Ketua Pengurus Harian Daerah AMAN Flores Tengah, Kristoforus Ata Kita, yang juga koordinator aksi menekankan dalam aksi damai tersebut pentingnya perlindungan bagi Masyarakat Adat. Ia mendesak pemerintah untuk segera mengesahkan Undang-Undang Masyarakat Adat serta menghentikan diskriminasi dan kriminalisasi terhadap Masyarakat Adat.
"Kami mendesak pemerintah pusat untuk segera mengesahkan Undang-Undang Masyarakat Adat, menghentikan diskriminasi dan kriminalisasi terhadap Masyarakat Adat, serta mencabut SK Kementerian ESDM tentang penetapan Pulau Flores sebagai Pulau Panas Bumi," kata Kristoforus dalam orasinya di depan kantor Bupati Ende, Senin (14/10/2024).
Sovia Tentiana Risna dari Perempuan AMAN dalam orasinya juga turut menyuarakan pengesahan Undang-Undang Masyarakat Adat.
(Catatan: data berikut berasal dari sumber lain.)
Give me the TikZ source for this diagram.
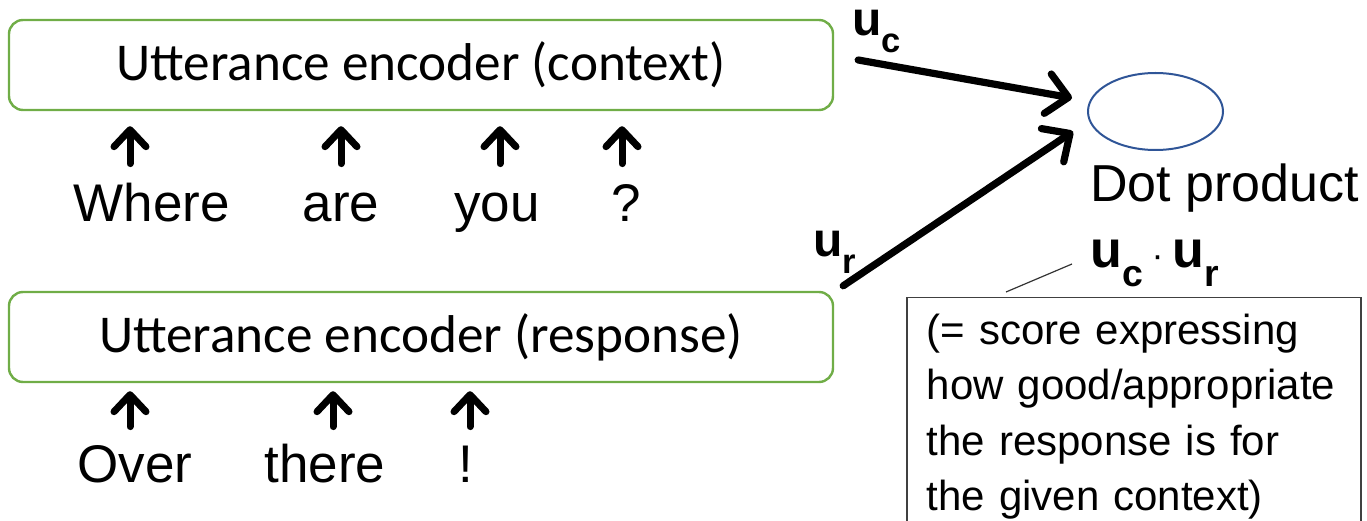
\documentclass[tikz,border=0pt]{standalone}
\usepackage{fontspec}
\setmainfont{Liberation Sans}
\newfontfamily\calibri{Carlito}
\usetikzlibrary{arrows.meta,shapes.geometric}

\definecolor{encgreen}{RGB}{112,173,71}
\definecolor{dotblue}{RGB}{47,85,151}

% bold vector u with a lowered index
\newcommand{\usub}[1]{u\raisebox{-0.35em}{\scalebox{0.72}{#1}}}

\begin{document}
\begin{tikzpicture}[x=0.5pt, y=0.5pt,
  encoder/.style={draw=encgreen, line width=1.2pt, rounded corners=7pt,
    minimum width=412pt, minimum height=45pt,
    font=\calibri\fontsize{26.6}{30}\selectfont},
  word/.style={anchor=base, inner sep=0pt, text height=20pt, text depth=5pt,
    font=\fontsize{26.5}{30}\selectfont},
  tok/.style={line width=3.5pt, line cap=round,
    -{Straight Barb[length=8.5pt, width=16pt, round]}},
  feed/.style={line width=3.6pt, line cap=round,
    -{Straight Barb[length=10.5pt, width=20pt, round]}},
  vec/.style={anchor=base west, inner sep=0pt,
    font=\bfseries\fontsize{24}{28}\selectfont},
  note/.style={draw=black!75, line width=0.75pt, anchor=north west,
    text width=207pt, inner xsep=10pt, inner ysep=0pt, align=left,
    font=\fontsize{21}{27.6}\selectfont},
]

  \useasboundingbox (0,0) rectangle (1367,520);

  % ============================================================
  % Encoders
  % ============================================================
  \node[encoder] (ctx) at (421,455) {Utterance encoder (context)};
  \node[encoder] (rsp) at (421,183) {Utterance encoder (response)};

  % context tokens
  \node[word] (where) at (152,298) {Where};
  \node[word] (are)   at (341,298) {are};
  \node[word] (you)   at (497,298) {you};
  \node[word] (qm)    at (626,298) {?};

  \foreach \w/\dx in {where/-11pt, are/0pt, you/1.5pt, qm/-2pt}
    \draw[tok] ([xshift=\dx, yshift=9pt]\w.north)
      -- ([xshift=\dx, yshift=-7.5pt]ctx.south -| \w.north);

  % response tokens
  \node[word] (over)  at (135,38) {Over};
  \node[word] (there) at (325,38) {there};
  \node[word] (excl)  at (466,38) {!};

  \foreach \w/\dx in {over/-2.5pt, there/4pt, excl/2pt}
    \draw[tok] ([xshift=\dx, yshift=7.5pt]\w.north)
      -- ([xshift=\dx, yshift=-4pt]rsp.south -| \w.north);

  % ============================================================
  % Dot product
  % ============================================================
  \node[draw=dotblue, line width=1pt, ellipse, minimum width=67.5pt,
    minimum height=38.5pt] (dot) at (1155.5,408.5) {};
  \node[anchor=base west, inner sep=0pt, font=\fontsize{26}{30}\selectfont]
    (dotlbl) at (1090,318) {Dot product};

  \draw[feed] ([xshift=12pt, yshift=2.5pt]ctx.east)
    -- ([xshift=-7.5pt, yshift=6.75pt]dot.west);
  \draw[feed] ([xshift=4.5pt, yshift=2.5pt]rsp.north east)
    -- ([xshift=-7pt, yshift=-10pt]dot.west);

  \node[vec] (uc) at (852,484) {\usub{c}};
  \node[vec] (ur) at (813,263) {\usub{r}};

  % ============================================================
  % Score note
  % ============================================================
  \node[vec, font=\bfseries\fontsize{26}{30}\selectfont]
    (prod) at (1090,252) {\usub{c}\,{\mdseries\fontsize{18}{20}\selectfont\textperiodcentered}\,\usub{r}};

  \node[note] (note) at (906,223)
    {\rule{0pt}{23.5pt}(= score expressing\\
     how good/appropriate\\
     the response is for\\
     the given context)\rule[-30pt]{0pt}{30pt}};

  \draw[black!80, line width=0.6pt] ([xshift=-9pt, yshift=2pt]prod.base west)
    -- ([xshift=50pt, yshift=2.5pt]note.north west);

\end{tikzpicture}
\end{document}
Ia membacakan sejumlah tuntutan dalam aksi ini. Pertama, meminta pemerintah memperhatikan Masyarakat Adat yang terkena dampak pembangunan proyek Geotermal, kedua mendesak Kementerian PUPR untuk segera membayar ganti rugi tanah Masyarakat Adat Rendu yang terdampak pembangunan waduk Lambo, ketiga mendesak kepolisian Republik Indonesia untuk menangkap dan mengadili aparat penegak hukum yang diduga menganiaya Masyarakat Adat Pocoleok dan wartawan di Kabupaten Manggarai.
Sovia mengatakan aksi damai ini merupakan bentuk protes Masyarakat Adat terhadap berbagai kebijakan pemerintah yang dinilai merugikan hak-hak Masyarakat Adat dan lingkungan. Dikatakannya, AMAN Wilayah Nusa Bunga berharap melalui aksi ini, pemerintah akan lebih memperhatikan dan menghormati hak-hak Masyarakat Adat di Kabupaten Ende dan sekitarnya.
Aksi di Manado
Aksi demonstrasi menuntut pengesahan Undang-Undang Masyarakat Adat juga terjadi di Manado, Sulawesi Utara.
Aksi demonstrasi yang tergabung dalam Aliansi Masyarakat Adat, Sipil, Mahasiswa (AMARAH) ini berlangsung di kantor DPRD Provinsi Sulawesi Utara pada Jumat, 11 Oktober 2024.
Dalam aksi ini, AMARAH meminta pemerintah untuk menghentikan perampasan wilayah adat dan perusakan situs Masyarakat Adat, perampasan ruang hidup Masyarakat Kalasey Dua dan perkebunan Kelelondey, menolak reklamasi di Teluk Manado dan hentikan kriminalisasi nelayan Karangria
Kemudian, massa aksi juga meminta DPRD dan Pemerintah Provinsi Sulawesi Utara untuk membentuk Perda Masyarakat Adat serta menghentikan kriminalisasi terhadap produk dan petani cap tikus.
Ketua Pelaksana Harian Wilayah AMAN Sulawesi Utara Kharisma Kurama mengatakan semua persoalan yang mereka suarakan ini merupakan permasalahan yang selama ini dialami Masyarakat Adat. Namun, tidak diperhatikan oleh pemerintah dan DPRD Sulawesi Utara.
"Kita sedih, selama ini tidak ada itikad baik dari pemerintah dan DPRD Sulawesi Utara untuk menyelesaikan permasalahan Masayarakat Adat yang ada di wilayah ini,” paparnya.
Terkait hal ini, Kharisma meminta pemerintah dan DPRD Sulawesi Utara untuk segera melakukan sesuatu yang dapat membantu kepentingan hak-hak Masyarakat Adat. Ia menegaskan AMAN Sulawesi Utara akan kembali melakukan aksi ke kantor Gubernur dan DPRD Sulawesi Utara jika berbagai tuntutan yang diajukan tidak ditindaklanjuti.
“Kami menunggu sikap tegas seperti apa yang akan diambil oleh pemerintah dan DPRD dalam menyahuti tuntutan kami, jika tidak direspon maka kami akan kembali menduduki gedung DPRD,” tandasnya.
Menyikapi hal ini, DPRD Sulawesi Utara berjanji akan menindaklanjuti tuntutan Masyarakat Adat.
"Kami berjanji akan mengawal semua poin yang disuarakan. Ke depan, setelah pembahasan DPRD akan membawa semua persoalan ini dibahas bersama Kepala Daerah," kata anggota DPRD Prisilya Rondo.